R stands for Rapport.  You have to be comfortable with each other.  There is a Chinese sayings that goes 话不投机三句多 = translated, it means "if there is no rapport, speaking more than three sentences to each other is difficult".  Let's be honest, have you come across people who doesn't seem to able to understand what you are saying, and you wonder if they operate in the same "frequency"?   It is as if there is this unknown "vibration" that can connect people together.  The first step towards REAL friendship is thus to be able to speak in the same language.  I called this the "barriers of entry"!

E is for Experience. When you are comfortable with each other, you will definitely speak for more than 3 sentences.  Have you ever remember talking to someone, with so much in common, that you hardly notice the hours that passed by?  Once you pass the stage of rapport, you will start to develop common experiences by doing things together.  Remember your best friends from your secondary school or from college?  You went through so much together, your experiences forged and cemented your friendship.

Next, A means Acceptance.  At this stage, you get to know each other better, you would have created some common experience together, and you are going to be tested on whether you can accept the person as who he or she is.  Acceptance goes beyond liking the person because he or she is like you.  Acceptance is about knowing the person's strengths and weaknesses, and embracing the strengths, while tolerating the weaknesses.  Acceptance, simply put, is about coming to terms, you are different from each other, but you still like the companionship!

Finally, L stands for Love! Yes, and it's not romantic love as we know it.  "Love" is a verb, and not a state of mind.  Many couples in relationships are confused about this, but this is a separate discussion for another day.  However, what we do know, is that while all good marriages are made up of REAL friendships, not all REAL friendships will end up in marriages.

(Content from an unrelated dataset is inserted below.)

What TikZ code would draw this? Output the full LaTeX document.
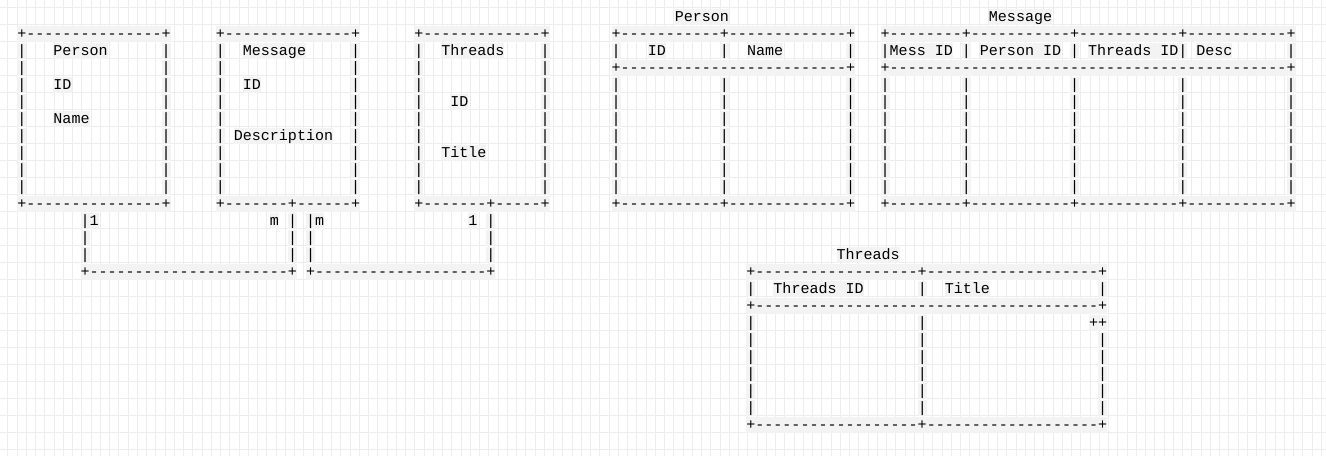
\documentclass[tikz,border=0pt]{standalone}
\usepackage{fontspec}
\newfontfamily\monofam{Liberation Mono}
\definecolor{gridgray}{HTML}{EDEDED}
\definecolor{bandgray}{HTML}{F3F3F3}

% a run of n dashes, kept apart so no ligature forms
\newcommand\dsh[1]{\count255=#1 \loop\ifnum\count255>0 -\kern0pt\advance\count255 -1 \repeat}

\tikzset{
  asc/.style={font=\monofam\fontsize{15.03pt}{17pt}\selectfont, anchor=base west,
    inner sep=0pt, text height=12pt, text depth=3.5pt, fill=bandgray, text=black},
  gridline/.style={draw=gridgray, line width=1pt}
}

\begin{document}
\begin{tikzpicture}[x=1pt,y=-1pt]
	\useasboundingbox (0,0) rectangle (1326,456);
	\fill[white] (0,0) rectangle (1326,456);
	\begin{scope}
		\clip (0,0) rectangle (1326,456);
		\foreach \i in {0,...,142}
			\draw[gridline] ({7.9+9.25*\i},0) -- ++(0,456);
		\foreach \j in {0,...,26}
			\draw[gridline] (0,{7.5+17*\j}) -- ++(1326,0);
	\end{scope}

	% ascii boxes on the left
	\begin{scope}[shift={(17.2,38)},x=9.02pt,y=-17pt]
		\node[asc] (pTop) at (0,0)  {+\dsh{15}+};
		\node[asc] (mTop) at (22,0) {+\dsh{14}+};
		\node[asc] (tTop) at (44,0) {+\dsh{13}+};
		\foreach \c in {0,16,22,37,44,58}
			\foreach \r in {1,...,9}
				\node[asc] (lbar-\c-\r) at (\c,\r) {|};
		\node[asc] (pName)  at (4,1)  {Person};
		\node[asc] (pId)    at (4,3)  {ID};
		\node[asc] (pNm)    at (4,5)  {Name};
		\node[asc] (mName)  at (25,1) {Message};
		\node[asc] (mId)    at (25,3) {ID};
		\node[asc] (mDesc)  at (24,6) {Description};
		\node[asc] (tName)  at (47,1) {Threads};
		\node[asc] (tId)    at (48,4) {ID};
		\node[asc] (tTitle) at (47,7) {Title};
		\node[asc] (pBot) at (0,10)  {+\dsh{15}+};
		\node[asc] (mBot) at (22,10) {+\dsh{7}+\dsh{6}+};
		\node[asc] (tBot) at (44,10) {+\dsh{7}+\dsh{5}+};

		% relation lines
		\node[asc] (one1)  at (7,11)  {|1};
		\node[asc] (many1) at (28,11) {m};
		\node[asc] (bar1)  at (30,11) {|};
		\node[asc] (many2) at (32,11) {|m};
		\node[asc] (one2)  at (50,11) {1};
		\node[asc] (bar2)  at (52,11) {|};
		\foreach \c in {7,30,32,52}
			\foreach \r in {12,13}
				\node[asc] (rbar-\c-\r) at (\c,\r) {|};
		\node[asc] (relA) at (7,14)  {+\dsh{22}+};
		\node[asc] (relB) at (32,14) {+\dsh{19}+};
	\end{scope}

	% Person table
	\begin{scope}[shift={(611.5,21)},x=9.02pt,y=-17pt]
		\node[asc] (ptTitle) at (7,0) {Person};
		\node[asc] (ptTop) at (0,1) {+\dsh{11}+\dsh{13}+};
		\foreach \c in {0,12,26}
			\node[asc] (pthead-\c) at (\c,2) {|};
		\node[asc] (ptId)   at (4,2)  {ID};
		\node[asc] (ptName) at (15,2) {Name};
		\node[asc] (ptSep) at (0,3) {+\dsh{25}+};
		\foreach \c in {0,12,26}
			\foreach \r in {4,...,10}
				\node[asc] (pbar-\c-\r) at (\c,\r) {|};
		\node[asc] (ptBot) at (0,11) {+\dsh{11}+\dsh{13}+};
	\end{scope}

	% Message table
	\begin{scope}[shift={(880.5,21)},x=9.02pt,y=-17pt]
		\node[asc] (mtTitle) at (12,0) {Message};
		\node[asc] (mtTop) at (0,1) {+\dsh{8}+\dsh{11}+\dsh{11}+\dsh{11}+};
		\node[asc] (mtMess)  at (0,2)  {|Mess ID};
		\foreach \c in {9,21,33,45}
			\node[asc] (mthead-\c) at (\c,2) {|};
		\node[asc] (mtPerson)  at (11,2) {Person ID};
		\node[asc] (mtThreads) at (23,2) {Threads ID};
		\node[asc] (mtDesc)    at (35,2) {Desc};
		\node[asc] (mtSep) at (0,3) {+\dsh{44}+};
		\foreach \c in {0,9,21,33,45}
			\foreach \r in {4,...,10}
				\node[asc] (mbar-\c-\r) at (\c,\r) {|};
		\node[asc] (mtBot) at (0,11) {+\dsh{8}+\dsh{11}+\dsh{11}+\dsh{11}+};
	\end{scope}

	% Threads table
	\begin{scope}[shift={(746.2,259)},x=9.02pt,y=-17pt]
		\node[asc] (ttTitle) at (10,0) {Threads};
		\node[asc] (ttTop) at (0,1) {+\dsh{18}+\dsh{19}+};
		\foreach \c in {0,19,39}
			\node[asc] (tthead-\c) at (\c,2) {|};
		\node[asc] (ttId)    at (3,2)  {Threads ID};
		\node[asc] (ttTitle2) at (22,2) {Title};
		\node[asc] (ttSep) at (0,3) {+\dsh{38}+};
		\node[asc] (tbar-0-4)  at (0,4)  {|};
		\node[asc] (tbar-19-4) at (19,4) {|};
		\node[asc] (ttPlus)    at (38,4) {++};
		\foreach \c in {0,19,39}
			\foreach \r in {5,...,9}
				\node[asc] (tbar-\c-\r) at (\c,\r) {|};
		\node[asc] (ttBot) at (0,10) {+\dsh{18}+\dsh{19}+};
	\end{scope}
\end{tikzpicture}
\end{document}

Love, in REAL friendship, is about sacrifice.  It is about giving.  It is about being genuinely concern for each other.

REAL friends cry with you and cry for you.  Real friends share your joy and spread your happiness. 

They don't judge, they empathize. They don't demand, they forgive.  They don't doubt, they trust.

In short, they love us for who we are.

So there you are - to have REAL friends, you got to have Rapport, build common Experiences together, learn to Accept each other, and most important of all, to have the capacity to Love, and be ready to be loved!

Conclusion:

You know, they say "At primary school, it is about how many friends you have.  At secondary school, it is about how many you can keep.  When we are adults and don't go about looking for friends, unexpected friendships can sweep us off our feet.  " REAL friendship do not drop from the sky, it takes effort and commitment.

My friends, have you made any REAL friends lately?  I know I have, did you?  Back to you, Contest Chair.